▶ What to work on
Locate the line that contains "Reproduce this chart with matplotlib.". Print it and every subsequent line through the final line of the records, exactly and only those.

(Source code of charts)
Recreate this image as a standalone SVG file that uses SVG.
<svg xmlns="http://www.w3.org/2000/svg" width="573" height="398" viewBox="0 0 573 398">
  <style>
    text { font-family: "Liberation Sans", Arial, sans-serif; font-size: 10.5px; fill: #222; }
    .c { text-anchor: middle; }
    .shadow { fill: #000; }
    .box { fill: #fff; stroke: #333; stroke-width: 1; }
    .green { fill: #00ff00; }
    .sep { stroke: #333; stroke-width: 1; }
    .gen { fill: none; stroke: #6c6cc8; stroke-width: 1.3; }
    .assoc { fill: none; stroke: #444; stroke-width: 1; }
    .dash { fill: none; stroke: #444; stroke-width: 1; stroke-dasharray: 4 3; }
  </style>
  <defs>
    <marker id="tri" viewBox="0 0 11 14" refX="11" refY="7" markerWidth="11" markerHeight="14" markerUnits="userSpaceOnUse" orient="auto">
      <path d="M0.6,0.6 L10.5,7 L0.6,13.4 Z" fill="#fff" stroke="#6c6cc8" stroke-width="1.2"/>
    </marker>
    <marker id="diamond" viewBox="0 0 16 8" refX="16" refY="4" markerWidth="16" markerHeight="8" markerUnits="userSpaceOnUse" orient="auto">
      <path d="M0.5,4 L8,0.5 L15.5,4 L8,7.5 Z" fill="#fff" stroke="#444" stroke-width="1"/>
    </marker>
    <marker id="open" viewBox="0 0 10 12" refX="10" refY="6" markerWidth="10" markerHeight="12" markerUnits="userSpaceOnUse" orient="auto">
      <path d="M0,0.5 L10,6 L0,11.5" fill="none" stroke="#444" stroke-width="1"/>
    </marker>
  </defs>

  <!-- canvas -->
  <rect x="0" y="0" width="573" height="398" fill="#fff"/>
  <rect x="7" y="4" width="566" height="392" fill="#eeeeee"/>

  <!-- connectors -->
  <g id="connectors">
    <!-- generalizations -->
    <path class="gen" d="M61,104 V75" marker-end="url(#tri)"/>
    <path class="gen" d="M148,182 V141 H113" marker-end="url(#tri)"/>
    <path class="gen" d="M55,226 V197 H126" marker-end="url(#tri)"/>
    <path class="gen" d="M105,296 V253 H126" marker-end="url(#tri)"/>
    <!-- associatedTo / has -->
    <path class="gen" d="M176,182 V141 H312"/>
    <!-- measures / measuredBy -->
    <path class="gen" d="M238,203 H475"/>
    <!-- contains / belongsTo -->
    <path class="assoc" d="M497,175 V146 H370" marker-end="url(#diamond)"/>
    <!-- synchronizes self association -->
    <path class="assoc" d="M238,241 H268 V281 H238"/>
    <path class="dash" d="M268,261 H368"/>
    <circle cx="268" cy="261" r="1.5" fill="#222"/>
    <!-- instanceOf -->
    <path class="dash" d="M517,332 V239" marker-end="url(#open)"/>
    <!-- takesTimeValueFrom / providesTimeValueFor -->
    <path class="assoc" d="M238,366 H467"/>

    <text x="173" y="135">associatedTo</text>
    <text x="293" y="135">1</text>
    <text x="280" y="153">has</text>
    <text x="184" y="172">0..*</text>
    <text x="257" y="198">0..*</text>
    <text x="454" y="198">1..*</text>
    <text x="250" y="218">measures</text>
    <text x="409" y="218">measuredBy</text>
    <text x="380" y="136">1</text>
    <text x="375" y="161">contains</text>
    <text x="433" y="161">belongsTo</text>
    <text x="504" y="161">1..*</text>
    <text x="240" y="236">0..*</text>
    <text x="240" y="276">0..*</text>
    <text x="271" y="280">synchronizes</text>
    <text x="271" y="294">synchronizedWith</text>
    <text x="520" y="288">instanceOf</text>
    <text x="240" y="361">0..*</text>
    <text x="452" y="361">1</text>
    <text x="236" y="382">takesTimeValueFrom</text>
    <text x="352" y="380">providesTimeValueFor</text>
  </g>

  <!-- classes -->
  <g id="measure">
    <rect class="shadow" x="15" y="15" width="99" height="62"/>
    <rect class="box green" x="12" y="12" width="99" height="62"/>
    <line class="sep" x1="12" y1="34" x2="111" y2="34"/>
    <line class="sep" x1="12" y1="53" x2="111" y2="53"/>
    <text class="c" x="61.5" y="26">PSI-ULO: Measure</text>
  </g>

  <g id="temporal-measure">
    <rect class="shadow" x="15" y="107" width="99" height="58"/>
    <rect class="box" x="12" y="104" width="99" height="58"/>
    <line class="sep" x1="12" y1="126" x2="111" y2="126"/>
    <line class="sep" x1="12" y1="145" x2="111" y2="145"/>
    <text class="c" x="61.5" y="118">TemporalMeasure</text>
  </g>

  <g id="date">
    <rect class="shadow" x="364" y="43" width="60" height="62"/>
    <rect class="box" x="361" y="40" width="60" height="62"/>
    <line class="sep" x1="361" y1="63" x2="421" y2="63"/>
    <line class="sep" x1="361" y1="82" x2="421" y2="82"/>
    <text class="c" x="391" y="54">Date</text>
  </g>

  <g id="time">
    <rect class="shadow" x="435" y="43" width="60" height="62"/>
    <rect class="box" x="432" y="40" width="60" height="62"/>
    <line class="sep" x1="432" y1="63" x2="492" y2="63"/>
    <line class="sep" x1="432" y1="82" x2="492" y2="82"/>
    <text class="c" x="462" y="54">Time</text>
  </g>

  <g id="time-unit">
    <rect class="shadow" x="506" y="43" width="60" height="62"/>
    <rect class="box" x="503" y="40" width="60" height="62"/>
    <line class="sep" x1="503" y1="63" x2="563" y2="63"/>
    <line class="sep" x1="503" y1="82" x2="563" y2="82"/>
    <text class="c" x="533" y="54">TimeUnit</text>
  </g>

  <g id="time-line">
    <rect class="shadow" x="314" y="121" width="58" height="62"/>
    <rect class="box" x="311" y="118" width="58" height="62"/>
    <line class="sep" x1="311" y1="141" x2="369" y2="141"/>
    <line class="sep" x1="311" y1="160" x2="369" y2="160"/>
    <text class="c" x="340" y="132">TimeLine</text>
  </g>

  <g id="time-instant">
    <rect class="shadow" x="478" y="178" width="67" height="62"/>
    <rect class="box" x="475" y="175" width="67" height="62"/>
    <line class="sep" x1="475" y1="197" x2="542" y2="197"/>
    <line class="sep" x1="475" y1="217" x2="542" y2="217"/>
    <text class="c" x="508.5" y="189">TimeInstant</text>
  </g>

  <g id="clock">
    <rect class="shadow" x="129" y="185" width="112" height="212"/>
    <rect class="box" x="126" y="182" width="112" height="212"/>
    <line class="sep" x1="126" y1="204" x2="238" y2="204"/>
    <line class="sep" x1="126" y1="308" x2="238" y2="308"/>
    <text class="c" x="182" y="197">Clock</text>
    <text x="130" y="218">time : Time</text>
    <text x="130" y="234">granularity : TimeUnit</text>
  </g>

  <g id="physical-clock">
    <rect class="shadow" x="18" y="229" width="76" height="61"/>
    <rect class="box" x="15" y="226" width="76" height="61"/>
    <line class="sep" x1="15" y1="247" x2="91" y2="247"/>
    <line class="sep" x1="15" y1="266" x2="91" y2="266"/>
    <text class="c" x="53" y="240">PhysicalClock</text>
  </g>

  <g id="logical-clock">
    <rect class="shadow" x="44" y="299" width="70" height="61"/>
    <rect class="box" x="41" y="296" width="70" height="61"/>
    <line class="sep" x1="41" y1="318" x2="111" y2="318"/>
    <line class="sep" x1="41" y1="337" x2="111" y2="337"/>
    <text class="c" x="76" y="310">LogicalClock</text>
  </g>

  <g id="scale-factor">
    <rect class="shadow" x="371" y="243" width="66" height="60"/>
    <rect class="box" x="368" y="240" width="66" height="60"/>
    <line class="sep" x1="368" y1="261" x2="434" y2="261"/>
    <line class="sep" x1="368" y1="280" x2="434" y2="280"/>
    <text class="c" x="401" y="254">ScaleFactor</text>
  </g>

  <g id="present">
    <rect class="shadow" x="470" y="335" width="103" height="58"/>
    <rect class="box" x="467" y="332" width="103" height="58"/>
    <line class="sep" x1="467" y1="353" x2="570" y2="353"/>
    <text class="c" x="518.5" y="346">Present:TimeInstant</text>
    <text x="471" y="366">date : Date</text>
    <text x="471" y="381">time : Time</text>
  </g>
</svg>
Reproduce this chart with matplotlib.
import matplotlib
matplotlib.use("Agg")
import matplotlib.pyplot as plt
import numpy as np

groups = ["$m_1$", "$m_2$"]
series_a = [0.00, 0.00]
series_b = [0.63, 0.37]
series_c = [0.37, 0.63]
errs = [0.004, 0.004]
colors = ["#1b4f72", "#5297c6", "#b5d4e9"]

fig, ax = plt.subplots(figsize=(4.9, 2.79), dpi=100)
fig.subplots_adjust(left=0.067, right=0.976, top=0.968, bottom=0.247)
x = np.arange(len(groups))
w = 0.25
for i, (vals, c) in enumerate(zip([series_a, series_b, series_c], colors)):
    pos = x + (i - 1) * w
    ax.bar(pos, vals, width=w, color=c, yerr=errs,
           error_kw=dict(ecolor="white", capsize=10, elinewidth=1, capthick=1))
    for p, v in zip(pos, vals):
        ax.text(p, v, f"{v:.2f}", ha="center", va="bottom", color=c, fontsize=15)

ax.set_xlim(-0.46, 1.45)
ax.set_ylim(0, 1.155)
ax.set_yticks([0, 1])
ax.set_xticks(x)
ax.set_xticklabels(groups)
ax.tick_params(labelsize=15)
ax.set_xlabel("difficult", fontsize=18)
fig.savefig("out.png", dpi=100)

▶ Exercise solution
Reproduce this chart with matplotlib.
import matplotlib
matplotlib.use("Agg")
import matplotlib.pyplot as plt
import numpy as np

groups = ["$m_1$", "$m_2$"]
series_a = [0.00, 0.00]
series_b = [0.63, 0.37]
series_c = [0.37, 0.63]
errs = [0.004, 0.004]
colors = ["#1b4f72", "#5297c6", "#b5d4e9"]

fig, ax = plt.subplots(figsize=(4.9, 2.79), dpi=100)
fig.subplots_adjust(left=0.067, right=0.976, top=0.968, bottom=0.247)
x = np.arange(len(groups))
w = 0.25
for i, (vals, c) in enumerate(zip([series_a, series_b, series_c], colors)):
    pos = x + (i - 1) * w
    ax.bar(pos, vals, width=w, color=c, yerr=errs,
           error_kw=dict(ecolor="white", capsize=10, elinewidth=1, capthick=1))
    for p, v in zip(pos, vals):
        ax.text(p, v, f"{v:.2f}", ha="center", va="bottom", color=c, fontsize=15)

ax.set_xlim(-0.46, 1.45)
ax.set_ylim(0, 1.155)
ax.set_yticks([0, 1])
ax.set_xticks(x)
ax.set_xticklabels(groups)
ax.tick_params(labelsize=15)
ax.set_xlabel("difficult", fontsize=18)
fig.savefig("out.png", dpi=100)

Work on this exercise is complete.